But that makes it sound terribly academic, or like a pompous art gallery artist's statement, or some dilettante spazzing about jazz, or some hideous combination of all three. And I swear it's not like that! It's so much more beautiful and subtle and grounded in everyday experience. Reading it is like meditating (but way less boring).

Last thing I want to say is, don't expect to read the whole thing through in large chunks. Each chapter is further broken down into a series of vignettes (for lack of a better word), which adds to the meditative quality and makes it an ideal bedtime or toilet book. I'm not necessarily recommending you read just one wee section at a time, but giving yourself some time to absorb and marinate smaller amounts will definitely enhance the experience of reading this book.


Monday, April 20, 2009



Jesus Freaks: a true story of murder and madness on the evangelical edge

by Don Lattin

After I read this book, which I think was back in fall of 2007, I made a blog entry with just the title and author, thinking I'd get around to finishing it in a few days. Yeah, right. So here I am a year and a half later finally getting around to it. Knowing there's some kind of subtitle, I just did a quick keyword search, only to find that there are not one, not two, but three other books called Jesus Freaks. Subtitle indeed.

In this case, the word "freaks" refers not only to the fact that these people are really into Jesus, but also to the fact that the organization (sometimes known as Children of God, or Family of God) grew out of the hippies for Jesus movement dating back to the free-love, anti-war '60s counter culture — in other words, they're freaks because they're hippies, as in "freaking out the straights, man." (And that's "straights" as in straitlaced non-hippies, probably but not necessarily heterosexuals.)

So, the Family of God is basically a cult, complete with tyrannical leader, shady finances, questionable "religious" practices, brainwashing, the whole nine. Some female followers reportedly engaged in "fishing for Jesus," which was having sex for money or to convert, and there was something sort of like polygamy going on, for the leader at least. There also have been allegations of child molestation and/or incest. (The family of River and Joaquin Phoenix was apparently involved in the cult at one point; a friend told me she read in an interview that River Phoenix said he'd lost his virginity at age 4 with an adult woman.)

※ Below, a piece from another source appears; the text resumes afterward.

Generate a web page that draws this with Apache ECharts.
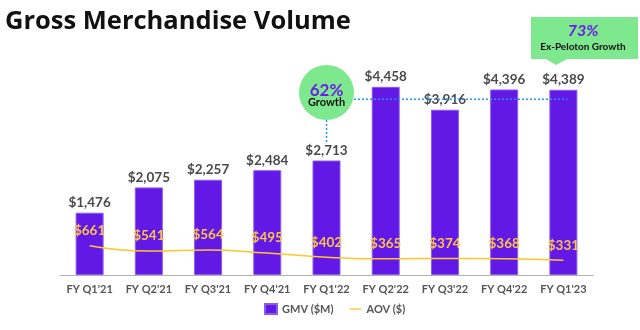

What about the murder, then? A boy who was born into the cult and raised as if he were going to inherit leadership of the cult (and at times treated like or portrayed as the new messiah) becomes disillusioned as a teenager and leaves the cult, but can't escape it's influence and winds up murdering the leader's second (third?) "wife" and then kills himself not long after. He may have been hoping to kill more people, but it's hard to tell for sure. Either way, it's a rather anti-climactic ending, for him at least.

Ultimately, it was an OK book, a little bit of a guilty, voyeuristic pleasure. Not quite tabloid levels of sensationalism, but definitely meant to be shocking. It seems well-researched enough, and there isn't any apparent reason to question the author's motivation, but it somehow falls just shy of proper journalism. I had a couple of friends at the time who were reading a lot of I-escaped-a-Mormon-cult books, and I recommended this to them. I've never read an Ann Rule book (she's the queen of true crime, if you didn't know), but I imagine they're a lot like this.

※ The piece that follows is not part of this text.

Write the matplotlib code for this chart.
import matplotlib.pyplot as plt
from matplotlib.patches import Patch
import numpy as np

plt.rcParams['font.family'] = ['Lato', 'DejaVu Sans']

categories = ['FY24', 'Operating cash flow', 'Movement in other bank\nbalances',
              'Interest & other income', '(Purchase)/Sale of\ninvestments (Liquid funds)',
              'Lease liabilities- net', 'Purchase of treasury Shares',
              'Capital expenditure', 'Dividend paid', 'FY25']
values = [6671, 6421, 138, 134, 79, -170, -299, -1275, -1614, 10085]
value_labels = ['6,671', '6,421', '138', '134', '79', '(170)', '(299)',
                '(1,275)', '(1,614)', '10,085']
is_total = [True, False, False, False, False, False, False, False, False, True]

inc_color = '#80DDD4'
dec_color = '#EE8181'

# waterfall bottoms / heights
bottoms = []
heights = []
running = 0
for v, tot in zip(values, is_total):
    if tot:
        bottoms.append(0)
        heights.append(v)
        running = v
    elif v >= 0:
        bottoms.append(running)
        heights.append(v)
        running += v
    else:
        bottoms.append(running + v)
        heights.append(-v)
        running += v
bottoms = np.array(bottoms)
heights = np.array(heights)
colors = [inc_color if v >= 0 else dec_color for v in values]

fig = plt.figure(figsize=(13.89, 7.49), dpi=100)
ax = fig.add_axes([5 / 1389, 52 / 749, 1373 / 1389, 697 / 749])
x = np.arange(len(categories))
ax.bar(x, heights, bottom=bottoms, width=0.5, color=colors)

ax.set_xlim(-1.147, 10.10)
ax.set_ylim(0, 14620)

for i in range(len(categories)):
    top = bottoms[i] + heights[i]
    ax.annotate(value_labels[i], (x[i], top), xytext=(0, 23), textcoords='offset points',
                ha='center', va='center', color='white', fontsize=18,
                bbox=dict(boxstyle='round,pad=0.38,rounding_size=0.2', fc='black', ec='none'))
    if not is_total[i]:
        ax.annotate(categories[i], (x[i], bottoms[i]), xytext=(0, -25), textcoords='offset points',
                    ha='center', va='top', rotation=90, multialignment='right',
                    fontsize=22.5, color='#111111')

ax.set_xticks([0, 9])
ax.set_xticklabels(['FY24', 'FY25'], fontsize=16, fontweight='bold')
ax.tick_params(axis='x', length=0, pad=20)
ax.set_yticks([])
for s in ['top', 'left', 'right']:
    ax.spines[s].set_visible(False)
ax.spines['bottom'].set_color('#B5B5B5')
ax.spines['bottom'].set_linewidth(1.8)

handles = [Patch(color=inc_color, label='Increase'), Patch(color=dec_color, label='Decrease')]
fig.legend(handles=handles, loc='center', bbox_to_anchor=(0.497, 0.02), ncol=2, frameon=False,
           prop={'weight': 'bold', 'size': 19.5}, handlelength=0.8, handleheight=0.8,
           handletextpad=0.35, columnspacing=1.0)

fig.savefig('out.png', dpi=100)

Close Range: Wyoming Stories

by Annie Proulx

When the movie Brokeback Mountain came out back in 2005, I remember hearing from somewhere that the original short story is quite different from the movie. Ever since, I'd been curious about it.

(For the record, I didn't like the movie that much the first time I saw it. I was just kinda "meh." I watched it again on DVD, cuz I have several friends who really-really-really liked it. After watching it a second time, I realize that part of the reason I didn't like it is that it's hard to understand what the characters are saying. Ennis especially is a mumbler, but Jack too. And I think the sound quality in general is just kinda poor. I did, however, like the movie more upon second watching — at home with the sound turned way up — and in fact it made me cry.)

So, fast-forward to late last week. I finally got around to reading the book. "Brokeback Mountain" happens to be the last story in the collection, and I wanted to read some of the others for the sake of context too. I didn't really like the first one... second one was better. Not bad, necessarily, but not my cup of tea. I got through most of the book, and warmed up a little to the western milieu, but finally decided to skip the last two before "Brokeback Mountain."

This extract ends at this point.